** Begin Dataset content **

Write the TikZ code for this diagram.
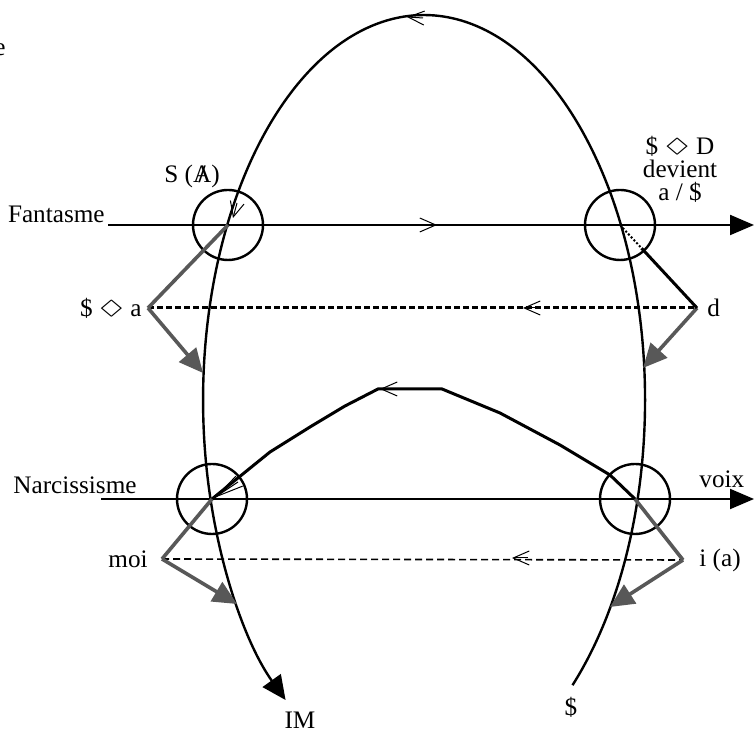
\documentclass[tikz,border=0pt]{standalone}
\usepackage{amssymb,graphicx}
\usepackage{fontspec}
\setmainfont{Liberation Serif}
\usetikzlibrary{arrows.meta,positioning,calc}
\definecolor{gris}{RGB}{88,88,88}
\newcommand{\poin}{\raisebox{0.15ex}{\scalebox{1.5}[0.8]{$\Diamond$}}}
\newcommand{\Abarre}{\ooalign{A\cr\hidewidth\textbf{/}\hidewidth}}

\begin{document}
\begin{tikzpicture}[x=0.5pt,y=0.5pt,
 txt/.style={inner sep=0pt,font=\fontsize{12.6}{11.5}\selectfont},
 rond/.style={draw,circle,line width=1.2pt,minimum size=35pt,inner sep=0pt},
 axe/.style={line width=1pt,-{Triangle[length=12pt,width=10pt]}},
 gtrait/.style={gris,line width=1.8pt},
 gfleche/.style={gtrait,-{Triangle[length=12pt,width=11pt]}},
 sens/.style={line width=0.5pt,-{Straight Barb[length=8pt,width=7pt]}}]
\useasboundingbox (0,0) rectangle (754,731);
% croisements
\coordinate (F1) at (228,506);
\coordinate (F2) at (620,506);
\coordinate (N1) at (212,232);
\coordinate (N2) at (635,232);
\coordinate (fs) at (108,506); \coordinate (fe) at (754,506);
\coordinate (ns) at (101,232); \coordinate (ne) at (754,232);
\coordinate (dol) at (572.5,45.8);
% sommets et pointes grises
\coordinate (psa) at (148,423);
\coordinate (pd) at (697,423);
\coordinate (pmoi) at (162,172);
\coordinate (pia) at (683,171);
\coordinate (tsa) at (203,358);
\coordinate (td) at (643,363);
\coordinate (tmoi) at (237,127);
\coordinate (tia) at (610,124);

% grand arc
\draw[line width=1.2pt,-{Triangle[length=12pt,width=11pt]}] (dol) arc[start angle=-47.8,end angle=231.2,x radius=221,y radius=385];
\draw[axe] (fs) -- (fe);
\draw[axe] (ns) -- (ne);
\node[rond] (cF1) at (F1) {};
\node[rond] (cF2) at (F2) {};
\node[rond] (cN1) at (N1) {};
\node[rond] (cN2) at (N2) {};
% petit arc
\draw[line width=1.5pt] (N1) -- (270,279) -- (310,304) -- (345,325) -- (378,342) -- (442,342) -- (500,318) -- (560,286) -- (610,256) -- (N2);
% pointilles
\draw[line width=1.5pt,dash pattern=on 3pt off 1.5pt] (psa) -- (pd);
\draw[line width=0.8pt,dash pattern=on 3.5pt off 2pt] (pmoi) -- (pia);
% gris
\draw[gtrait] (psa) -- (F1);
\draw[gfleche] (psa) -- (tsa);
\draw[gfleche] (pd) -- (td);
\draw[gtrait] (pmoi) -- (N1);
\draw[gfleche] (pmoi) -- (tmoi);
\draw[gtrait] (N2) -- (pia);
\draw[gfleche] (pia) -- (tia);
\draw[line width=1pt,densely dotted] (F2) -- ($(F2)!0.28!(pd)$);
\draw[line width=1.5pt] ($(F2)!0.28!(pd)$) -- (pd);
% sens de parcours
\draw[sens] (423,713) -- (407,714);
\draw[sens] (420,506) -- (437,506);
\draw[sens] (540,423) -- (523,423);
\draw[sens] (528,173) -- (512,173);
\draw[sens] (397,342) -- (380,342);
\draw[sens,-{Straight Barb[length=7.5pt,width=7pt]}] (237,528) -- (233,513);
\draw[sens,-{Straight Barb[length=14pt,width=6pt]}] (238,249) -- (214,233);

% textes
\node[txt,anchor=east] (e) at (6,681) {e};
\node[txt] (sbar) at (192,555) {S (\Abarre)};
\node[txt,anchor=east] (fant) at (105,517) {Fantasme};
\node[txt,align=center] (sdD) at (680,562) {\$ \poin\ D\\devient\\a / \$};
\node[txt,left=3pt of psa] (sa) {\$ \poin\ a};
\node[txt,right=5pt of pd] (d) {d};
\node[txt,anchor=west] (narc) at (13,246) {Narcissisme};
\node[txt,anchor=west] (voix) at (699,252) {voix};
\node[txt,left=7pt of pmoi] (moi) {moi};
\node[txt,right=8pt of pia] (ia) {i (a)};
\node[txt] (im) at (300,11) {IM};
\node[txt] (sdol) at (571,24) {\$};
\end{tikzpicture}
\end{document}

** End Dataset content **

▶ Work required
Skip the pictures, please, and transcribe only the lines from the beginning of the material through the one that contains "(tia) at (610,124);".

▶ Completed task
Write the TikZ code for this diagram.
\documentclass[tikz,border=0pt]{standalone}
\usepackage{amssymb,graphicx}
\usepackage{fontspec}
\setmainfont{Liberation Serif}
\usetikzlibrary{arrows.meta,positioning,calc}
\definecolor{gris}{RGB}{88,88,88}
\newcommand{\poin}{\raisebox{0.15ex}{\scalebox{1.5}[0.8]{$\Diamond$}}}
\newcommand{\Abarre}{\ooalign{A\cr\hidewidth\textbf{/}\hidewidth}}

\begin{document}
\begin{tikzpicture}[x=0.5pt,y=0.5pt,
 txt/.style={inner sep=0pt,font=\fontsize{12.6}{11.5}\selectfont},
 rond/.style={draw,circle,line width=1.2pt,minimum size=35pt,inner sep=0pt},
 axe/.style={line width=1pt,-{Triangle[length=12pt,width=10pt]}},
 gtrait/.style={gris,line width=1.8pt},
 gfleche/.style={gtrait,-{Triangle[length=12pt,width=11pt]}},
 sens/.style={line width=0.5pt,-{Straight Barb[length=8pt,width=7pt]}}]
\useasboundingbox (0,0) rectangle (754,731);
% croisements
\coordinate (F1) at (228,506);
\coordinate (F2) at (620,506);
\coordinate (N1) at (212,232);
\coordinate (N2) at (635,232);
\coordinate (fs) at (108,506); \coordinate (fe) at (754,506);
\coordinate (ns) at (101,232); \coordinate (ne) at (754,232);
\coordinate (dol) at (572.5,45.8);
% sommets et pointes grises
\coordinate (psa) at (148,423);
\coordinate (pd) at (697,423);
\coordinate (pmoi) at (162,172);
\coordinate (pia) at (683,171);
\coordinate (tsa) at (203,358);
\coordinate (td) at (643,363);
\coordinate (tmoi) at (237,127);
\coordinate (tia) at (610,124);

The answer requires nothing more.